GIVEN TASK:
Keep pictures out. Copy exactly the lines from the one containing "Write a Python" to the one containing "msizes = [13, 12, 9, 14, 14]", endpoints included.

THE INPUT:

--- start ---

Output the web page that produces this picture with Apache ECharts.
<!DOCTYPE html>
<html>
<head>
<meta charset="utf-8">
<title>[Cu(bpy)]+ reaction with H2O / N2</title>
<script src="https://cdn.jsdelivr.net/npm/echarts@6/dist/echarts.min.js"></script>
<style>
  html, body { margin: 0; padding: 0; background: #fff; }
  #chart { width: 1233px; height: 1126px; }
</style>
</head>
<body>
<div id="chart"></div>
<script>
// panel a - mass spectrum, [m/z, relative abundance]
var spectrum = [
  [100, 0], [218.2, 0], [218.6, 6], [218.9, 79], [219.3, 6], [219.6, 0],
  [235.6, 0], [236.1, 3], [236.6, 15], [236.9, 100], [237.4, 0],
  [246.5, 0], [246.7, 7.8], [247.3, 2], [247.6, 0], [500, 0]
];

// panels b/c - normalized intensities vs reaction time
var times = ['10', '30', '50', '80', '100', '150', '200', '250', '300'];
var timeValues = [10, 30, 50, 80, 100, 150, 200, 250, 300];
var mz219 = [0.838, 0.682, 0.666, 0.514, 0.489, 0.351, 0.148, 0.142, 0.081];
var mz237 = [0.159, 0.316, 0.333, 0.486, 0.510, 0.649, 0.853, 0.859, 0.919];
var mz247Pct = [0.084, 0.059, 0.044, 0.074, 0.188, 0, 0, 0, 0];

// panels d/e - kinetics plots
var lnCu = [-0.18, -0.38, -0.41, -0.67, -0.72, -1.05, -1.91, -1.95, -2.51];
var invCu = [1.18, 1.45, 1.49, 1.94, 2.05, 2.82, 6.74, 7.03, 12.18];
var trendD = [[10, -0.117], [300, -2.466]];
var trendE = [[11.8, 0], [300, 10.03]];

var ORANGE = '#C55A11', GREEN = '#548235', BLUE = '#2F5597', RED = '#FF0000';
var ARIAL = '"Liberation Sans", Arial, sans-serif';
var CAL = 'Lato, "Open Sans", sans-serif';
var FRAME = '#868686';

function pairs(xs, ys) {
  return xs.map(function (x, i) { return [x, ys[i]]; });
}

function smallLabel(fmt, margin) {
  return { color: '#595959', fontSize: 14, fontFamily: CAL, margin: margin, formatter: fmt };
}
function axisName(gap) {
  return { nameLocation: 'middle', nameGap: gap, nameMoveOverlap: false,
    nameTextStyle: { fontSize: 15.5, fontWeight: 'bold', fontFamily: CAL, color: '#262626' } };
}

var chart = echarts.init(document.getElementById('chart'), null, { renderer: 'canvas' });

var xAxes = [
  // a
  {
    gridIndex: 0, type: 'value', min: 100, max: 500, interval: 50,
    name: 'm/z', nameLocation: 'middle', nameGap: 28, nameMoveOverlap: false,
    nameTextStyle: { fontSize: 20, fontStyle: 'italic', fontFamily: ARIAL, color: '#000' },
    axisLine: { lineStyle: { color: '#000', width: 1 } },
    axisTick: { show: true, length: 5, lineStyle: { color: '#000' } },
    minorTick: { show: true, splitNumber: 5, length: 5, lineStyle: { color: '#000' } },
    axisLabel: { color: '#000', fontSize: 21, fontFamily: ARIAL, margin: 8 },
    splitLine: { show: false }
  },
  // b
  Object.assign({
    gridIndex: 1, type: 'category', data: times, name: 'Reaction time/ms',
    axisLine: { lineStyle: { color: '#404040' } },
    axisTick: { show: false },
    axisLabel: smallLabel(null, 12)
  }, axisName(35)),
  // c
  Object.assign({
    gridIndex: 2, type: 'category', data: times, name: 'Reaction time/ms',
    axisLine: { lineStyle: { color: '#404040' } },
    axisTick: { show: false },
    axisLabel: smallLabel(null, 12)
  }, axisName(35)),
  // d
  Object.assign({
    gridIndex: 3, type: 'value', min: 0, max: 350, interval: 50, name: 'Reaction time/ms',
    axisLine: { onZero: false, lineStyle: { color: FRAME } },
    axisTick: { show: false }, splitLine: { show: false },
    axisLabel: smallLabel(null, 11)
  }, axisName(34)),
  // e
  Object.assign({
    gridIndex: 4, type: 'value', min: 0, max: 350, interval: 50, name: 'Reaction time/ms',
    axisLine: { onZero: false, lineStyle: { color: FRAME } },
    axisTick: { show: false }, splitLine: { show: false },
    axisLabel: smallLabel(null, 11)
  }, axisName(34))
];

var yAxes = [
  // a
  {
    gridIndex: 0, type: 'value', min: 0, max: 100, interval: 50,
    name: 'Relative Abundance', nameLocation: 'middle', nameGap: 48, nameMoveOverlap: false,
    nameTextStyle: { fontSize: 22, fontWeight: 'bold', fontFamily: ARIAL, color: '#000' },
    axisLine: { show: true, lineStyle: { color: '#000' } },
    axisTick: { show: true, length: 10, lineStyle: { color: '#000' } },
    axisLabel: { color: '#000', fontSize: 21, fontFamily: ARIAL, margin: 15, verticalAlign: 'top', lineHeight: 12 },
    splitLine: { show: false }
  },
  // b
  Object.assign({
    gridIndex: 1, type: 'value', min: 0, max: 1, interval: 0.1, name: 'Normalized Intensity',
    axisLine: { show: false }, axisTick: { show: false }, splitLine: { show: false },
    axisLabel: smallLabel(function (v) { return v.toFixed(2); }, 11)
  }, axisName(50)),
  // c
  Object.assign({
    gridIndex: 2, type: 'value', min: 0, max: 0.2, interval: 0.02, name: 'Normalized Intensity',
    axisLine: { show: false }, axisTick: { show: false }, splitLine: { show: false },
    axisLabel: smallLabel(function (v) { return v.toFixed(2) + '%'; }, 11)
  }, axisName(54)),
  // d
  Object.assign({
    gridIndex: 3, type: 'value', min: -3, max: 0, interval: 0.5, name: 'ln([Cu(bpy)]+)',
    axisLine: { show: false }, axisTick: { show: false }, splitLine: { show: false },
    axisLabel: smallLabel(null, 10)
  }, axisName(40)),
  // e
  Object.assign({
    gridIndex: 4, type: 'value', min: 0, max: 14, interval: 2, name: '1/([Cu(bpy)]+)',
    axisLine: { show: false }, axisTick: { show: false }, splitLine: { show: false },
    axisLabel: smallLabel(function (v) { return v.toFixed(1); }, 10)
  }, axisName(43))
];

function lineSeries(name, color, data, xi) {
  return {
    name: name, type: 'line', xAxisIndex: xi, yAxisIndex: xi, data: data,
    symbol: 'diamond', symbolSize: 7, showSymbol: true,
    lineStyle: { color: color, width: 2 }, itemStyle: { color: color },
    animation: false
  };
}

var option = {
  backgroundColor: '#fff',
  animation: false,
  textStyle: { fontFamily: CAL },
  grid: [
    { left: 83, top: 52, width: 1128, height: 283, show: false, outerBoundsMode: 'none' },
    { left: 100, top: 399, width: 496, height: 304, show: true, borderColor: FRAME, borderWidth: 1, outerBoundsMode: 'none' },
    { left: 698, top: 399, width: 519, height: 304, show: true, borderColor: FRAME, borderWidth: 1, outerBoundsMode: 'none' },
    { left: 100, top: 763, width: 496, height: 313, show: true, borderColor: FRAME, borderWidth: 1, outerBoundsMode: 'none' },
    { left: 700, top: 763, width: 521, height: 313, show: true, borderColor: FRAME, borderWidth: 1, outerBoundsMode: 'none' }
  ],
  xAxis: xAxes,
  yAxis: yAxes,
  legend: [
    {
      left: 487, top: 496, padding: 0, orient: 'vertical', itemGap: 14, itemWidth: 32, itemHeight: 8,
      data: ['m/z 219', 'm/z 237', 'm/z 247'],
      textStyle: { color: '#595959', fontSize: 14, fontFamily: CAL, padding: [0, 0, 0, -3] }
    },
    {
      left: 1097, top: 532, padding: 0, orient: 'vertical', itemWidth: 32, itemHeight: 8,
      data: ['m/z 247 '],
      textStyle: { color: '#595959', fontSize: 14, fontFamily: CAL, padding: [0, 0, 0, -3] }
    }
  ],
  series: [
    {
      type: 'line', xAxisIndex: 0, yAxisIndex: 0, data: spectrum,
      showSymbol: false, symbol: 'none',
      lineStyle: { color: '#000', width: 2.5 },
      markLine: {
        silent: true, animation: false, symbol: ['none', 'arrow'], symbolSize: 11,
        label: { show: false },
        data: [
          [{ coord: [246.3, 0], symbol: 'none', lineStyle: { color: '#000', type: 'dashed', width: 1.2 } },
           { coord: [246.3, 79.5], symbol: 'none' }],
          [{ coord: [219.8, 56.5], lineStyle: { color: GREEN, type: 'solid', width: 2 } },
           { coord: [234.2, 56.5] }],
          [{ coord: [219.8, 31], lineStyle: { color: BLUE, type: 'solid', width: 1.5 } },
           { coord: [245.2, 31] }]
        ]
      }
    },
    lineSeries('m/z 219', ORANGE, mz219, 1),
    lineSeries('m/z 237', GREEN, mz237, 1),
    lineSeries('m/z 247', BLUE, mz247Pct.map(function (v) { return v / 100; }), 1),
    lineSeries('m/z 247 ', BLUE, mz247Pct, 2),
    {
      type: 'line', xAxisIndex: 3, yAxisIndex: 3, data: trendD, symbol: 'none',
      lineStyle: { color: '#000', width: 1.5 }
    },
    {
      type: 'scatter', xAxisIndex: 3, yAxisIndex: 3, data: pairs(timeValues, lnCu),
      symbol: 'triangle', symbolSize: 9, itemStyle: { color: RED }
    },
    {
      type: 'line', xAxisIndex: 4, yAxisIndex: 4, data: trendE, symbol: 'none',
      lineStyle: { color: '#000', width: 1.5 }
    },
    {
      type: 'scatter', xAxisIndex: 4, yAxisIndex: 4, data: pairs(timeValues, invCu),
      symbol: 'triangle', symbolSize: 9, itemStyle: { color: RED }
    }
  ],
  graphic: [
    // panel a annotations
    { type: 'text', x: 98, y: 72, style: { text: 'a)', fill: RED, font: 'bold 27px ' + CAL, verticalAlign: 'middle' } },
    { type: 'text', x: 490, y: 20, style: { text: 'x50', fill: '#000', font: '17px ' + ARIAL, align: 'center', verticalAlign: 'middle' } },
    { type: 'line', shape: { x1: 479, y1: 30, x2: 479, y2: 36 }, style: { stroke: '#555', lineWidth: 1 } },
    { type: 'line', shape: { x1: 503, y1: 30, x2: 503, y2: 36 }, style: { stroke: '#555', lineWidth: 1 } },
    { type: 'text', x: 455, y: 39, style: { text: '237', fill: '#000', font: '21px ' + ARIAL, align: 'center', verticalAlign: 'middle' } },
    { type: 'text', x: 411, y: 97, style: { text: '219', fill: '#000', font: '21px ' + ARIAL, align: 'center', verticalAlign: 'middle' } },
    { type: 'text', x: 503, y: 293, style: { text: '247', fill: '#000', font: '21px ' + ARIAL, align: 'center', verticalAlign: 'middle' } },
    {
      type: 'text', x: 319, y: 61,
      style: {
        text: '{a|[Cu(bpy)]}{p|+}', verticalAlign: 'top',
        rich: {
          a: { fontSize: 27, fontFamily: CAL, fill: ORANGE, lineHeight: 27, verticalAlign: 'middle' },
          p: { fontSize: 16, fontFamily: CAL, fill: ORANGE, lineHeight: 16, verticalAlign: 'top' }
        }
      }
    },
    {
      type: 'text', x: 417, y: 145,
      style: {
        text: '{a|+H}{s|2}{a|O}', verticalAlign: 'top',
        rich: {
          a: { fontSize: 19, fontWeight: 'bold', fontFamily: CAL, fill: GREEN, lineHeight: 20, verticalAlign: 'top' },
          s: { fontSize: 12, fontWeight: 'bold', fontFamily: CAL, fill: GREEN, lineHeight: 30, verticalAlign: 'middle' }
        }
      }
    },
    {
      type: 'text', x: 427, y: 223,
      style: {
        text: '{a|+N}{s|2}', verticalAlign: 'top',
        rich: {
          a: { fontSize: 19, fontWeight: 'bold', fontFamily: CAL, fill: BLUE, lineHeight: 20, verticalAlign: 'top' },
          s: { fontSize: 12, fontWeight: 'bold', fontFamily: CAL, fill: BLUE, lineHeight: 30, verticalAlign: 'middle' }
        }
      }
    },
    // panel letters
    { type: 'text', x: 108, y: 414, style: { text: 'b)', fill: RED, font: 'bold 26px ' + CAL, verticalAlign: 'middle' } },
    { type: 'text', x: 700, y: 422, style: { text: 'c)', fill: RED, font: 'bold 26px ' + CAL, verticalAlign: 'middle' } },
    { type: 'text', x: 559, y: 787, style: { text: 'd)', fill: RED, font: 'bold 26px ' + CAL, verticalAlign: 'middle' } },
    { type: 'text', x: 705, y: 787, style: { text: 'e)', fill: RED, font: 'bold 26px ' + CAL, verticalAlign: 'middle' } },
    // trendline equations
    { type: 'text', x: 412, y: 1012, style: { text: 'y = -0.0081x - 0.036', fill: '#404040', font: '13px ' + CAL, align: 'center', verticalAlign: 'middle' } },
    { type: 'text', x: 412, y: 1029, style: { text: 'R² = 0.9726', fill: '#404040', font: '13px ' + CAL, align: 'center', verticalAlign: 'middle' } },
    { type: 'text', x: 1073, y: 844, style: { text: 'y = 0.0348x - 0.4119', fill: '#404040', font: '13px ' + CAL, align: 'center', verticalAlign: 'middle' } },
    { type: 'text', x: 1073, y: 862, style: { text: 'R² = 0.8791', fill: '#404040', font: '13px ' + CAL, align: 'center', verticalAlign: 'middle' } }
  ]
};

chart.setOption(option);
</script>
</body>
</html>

--- end ---
--- start ---

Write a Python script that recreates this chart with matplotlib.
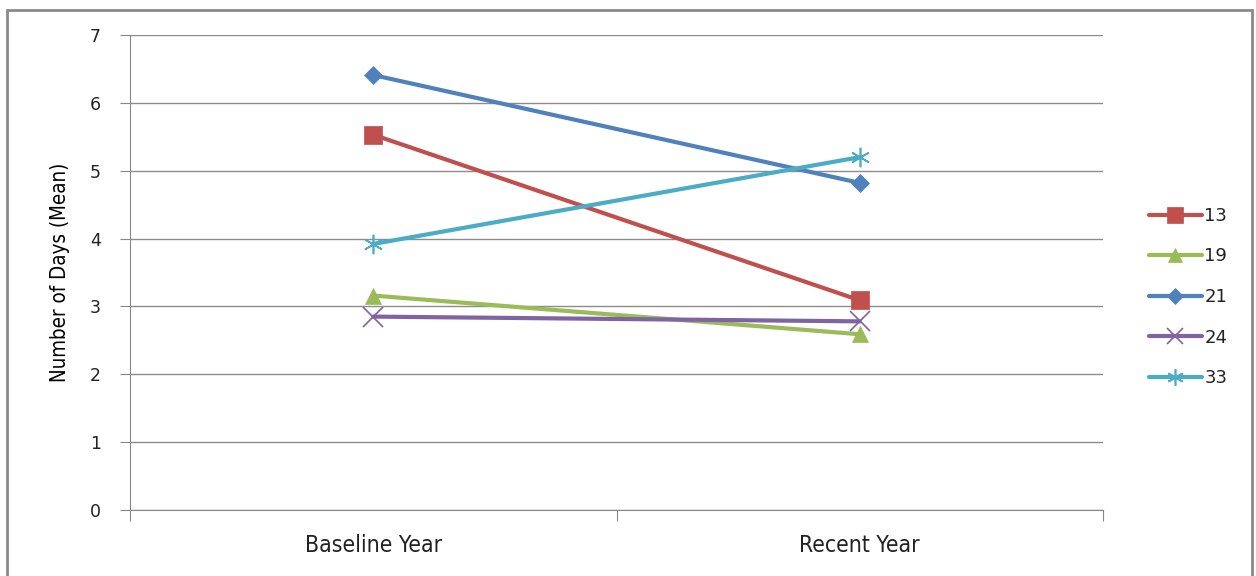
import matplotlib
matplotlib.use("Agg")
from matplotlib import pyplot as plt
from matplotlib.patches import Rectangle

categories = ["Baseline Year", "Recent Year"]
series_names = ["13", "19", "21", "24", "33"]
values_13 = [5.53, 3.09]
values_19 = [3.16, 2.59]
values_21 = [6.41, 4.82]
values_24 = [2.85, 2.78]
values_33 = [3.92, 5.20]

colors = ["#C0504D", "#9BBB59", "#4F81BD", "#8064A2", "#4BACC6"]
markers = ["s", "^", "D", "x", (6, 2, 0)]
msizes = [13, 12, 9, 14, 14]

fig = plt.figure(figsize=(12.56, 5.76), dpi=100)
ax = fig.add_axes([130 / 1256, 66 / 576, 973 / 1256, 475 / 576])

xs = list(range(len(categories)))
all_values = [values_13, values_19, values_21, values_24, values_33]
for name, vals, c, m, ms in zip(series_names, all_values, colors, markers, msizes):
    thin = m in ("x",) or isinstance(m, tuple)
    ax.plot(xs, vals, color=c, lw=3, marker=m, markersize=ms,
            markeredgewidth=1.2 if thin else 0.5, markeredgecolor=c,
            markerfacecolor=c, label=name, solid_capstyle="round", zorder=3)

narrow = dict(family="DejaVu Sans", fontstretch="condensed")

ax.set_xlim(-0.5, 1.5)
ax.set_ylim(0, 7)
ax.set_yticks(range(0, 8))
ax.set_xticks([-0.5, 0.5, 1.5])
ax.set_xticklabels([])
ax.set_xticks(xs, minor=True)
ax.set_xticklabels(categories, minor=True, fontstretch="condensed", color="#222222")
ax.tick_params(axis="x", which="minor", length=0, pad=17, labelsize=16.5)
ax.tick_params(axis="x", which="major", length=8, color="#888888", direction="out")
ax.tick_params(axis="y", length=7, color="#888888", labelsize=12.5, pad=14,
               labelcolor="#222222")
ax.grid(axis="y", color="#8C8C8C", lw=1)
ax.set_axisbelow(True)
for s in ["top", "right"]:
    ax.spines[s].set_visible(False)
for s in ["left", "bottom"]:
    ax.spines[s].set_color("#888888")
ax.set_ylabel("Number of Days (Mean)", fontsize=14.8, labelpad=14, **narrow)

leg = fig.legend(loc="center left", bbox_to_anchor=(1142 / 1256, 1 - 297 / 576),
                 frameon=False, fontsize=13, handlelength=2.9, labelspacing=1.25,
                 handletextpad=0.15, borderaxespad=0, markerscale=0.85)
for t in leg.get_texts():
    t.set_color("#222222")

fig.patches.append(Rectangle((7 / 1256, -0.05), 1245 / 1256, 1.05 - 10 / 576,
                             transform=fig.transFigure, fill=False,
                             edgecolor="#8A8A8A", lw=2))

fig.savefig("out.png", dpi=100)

--- end ---
--- start ---

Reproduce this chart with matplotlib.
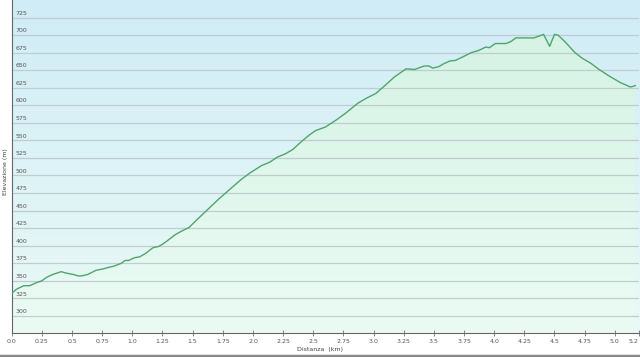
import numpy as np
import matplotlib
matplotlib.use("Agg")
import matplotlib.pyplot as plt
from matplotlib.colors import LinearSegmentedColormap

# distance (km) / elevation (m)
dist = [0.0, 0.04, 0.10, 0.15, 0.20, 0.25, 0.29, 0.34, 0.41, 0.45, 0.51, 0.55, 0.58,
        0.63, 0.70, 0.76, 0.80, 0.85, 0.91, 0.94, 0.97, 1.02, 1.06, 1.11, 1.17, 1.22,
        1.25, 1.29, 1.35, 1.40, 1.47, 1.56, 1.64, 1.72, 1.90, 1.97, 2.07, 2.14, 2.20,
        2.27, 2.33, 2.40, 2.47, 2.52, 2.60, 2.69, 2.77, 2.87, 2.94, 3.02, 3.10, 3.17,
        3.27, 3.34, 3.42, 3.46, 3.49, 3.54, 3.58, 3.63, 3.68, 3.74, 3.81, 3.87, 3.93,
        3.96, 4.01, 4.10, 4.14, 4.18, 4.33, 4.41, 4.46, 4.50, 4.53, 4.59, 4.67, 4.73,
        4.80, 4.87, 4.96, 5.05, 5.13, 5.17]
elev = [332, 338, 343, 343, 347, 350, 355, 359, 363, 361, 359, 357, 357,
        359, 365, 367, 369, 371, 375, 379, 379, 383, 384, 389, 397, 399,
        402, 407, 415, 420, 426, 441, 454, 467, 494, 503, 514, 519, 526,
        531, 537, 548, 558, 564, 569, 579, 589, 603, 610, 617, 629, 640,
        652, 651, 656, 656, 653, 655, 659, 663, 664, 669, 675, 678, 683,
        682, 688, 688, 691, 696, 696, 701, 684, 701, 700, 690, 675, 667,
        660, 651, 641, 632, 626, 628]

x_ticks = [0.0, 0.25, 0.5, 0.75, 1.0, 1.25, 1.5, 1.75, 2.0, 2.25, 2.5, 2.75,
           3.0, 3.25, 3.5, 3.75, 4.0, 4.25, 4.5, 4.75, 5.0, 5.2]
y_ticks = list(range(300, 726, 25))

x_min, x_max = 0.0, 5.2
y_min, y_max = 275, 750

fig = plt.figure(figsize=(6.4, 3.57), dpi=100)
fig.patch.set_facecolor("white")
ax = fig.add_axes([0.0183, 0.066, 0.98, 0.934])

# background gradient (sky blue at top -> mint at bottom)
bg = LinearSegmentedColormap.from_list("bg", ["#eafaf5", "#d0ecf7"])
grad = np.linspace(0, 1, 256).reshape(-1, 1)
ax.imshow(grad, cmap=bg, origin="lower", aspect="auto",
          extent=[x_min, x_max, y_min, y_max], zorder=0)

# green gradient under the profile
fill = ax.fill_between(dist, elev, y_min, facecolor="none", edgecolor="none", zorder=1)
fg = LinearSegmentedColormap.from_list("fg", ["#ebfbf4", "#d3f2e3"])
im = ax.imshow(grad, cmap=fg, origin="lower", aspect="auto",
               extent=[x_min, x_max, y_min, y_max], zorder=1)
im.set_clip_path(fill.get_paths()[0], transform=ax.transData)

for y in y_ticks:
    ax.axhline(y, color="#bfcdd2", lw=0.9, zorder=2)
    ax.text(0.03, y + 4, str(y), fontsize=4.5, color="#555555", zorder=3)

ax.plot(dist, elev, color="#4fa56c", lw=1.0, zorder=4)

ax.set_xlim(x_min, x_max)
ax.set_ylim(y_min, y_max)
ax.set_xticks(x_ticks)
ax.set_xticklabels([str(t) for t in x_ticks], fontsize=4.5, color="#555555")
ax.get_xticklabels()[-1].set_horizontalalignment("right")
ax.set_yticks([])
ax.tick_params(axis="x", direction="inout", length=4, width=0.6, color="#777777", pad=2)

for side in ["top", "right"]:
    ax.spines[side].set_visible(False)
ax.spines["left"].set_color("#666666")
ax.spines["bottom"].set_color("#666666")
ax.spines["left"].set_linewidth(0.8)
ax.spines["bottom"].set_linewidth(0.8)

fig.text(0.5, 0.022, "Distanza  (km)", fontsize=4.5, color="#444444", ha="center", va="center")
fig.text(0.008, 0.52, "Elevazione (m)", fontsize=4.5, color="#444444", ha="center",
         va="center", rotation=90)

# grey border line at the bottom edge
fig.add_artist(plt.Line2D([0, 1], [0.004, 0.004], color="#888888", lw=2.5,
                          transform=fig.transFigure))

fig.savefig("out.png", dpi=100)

--- end ---

OUTPUT FOR THIS TASK:
Write a Python script that recreates this chart with matplotlib.
import matplotlib
matplotlib.use("Agg")
from matplotlib import pyplot as plt
from matplotlib.patches import Rectangle

categories = ["Baseline Year", "Recent Year"]
series_names = ["13", "19", "21", "24", "33"]
values_13 = [5.53, 3.09]
values_19 = [3.16, 2.59]
values_21 = [6.41, 4.82]
values_24 = [2.85, 2.78]
values_33 = [3.92, 5.20]

colors = ["#C0504D", "#9BBB59", "#4F81BD", "#8064A2", "#4BACC6"]
markers = ["s", "^", "D", "x", (6, 2, 0)]
msizes = [13, 12, 9, 14, 14]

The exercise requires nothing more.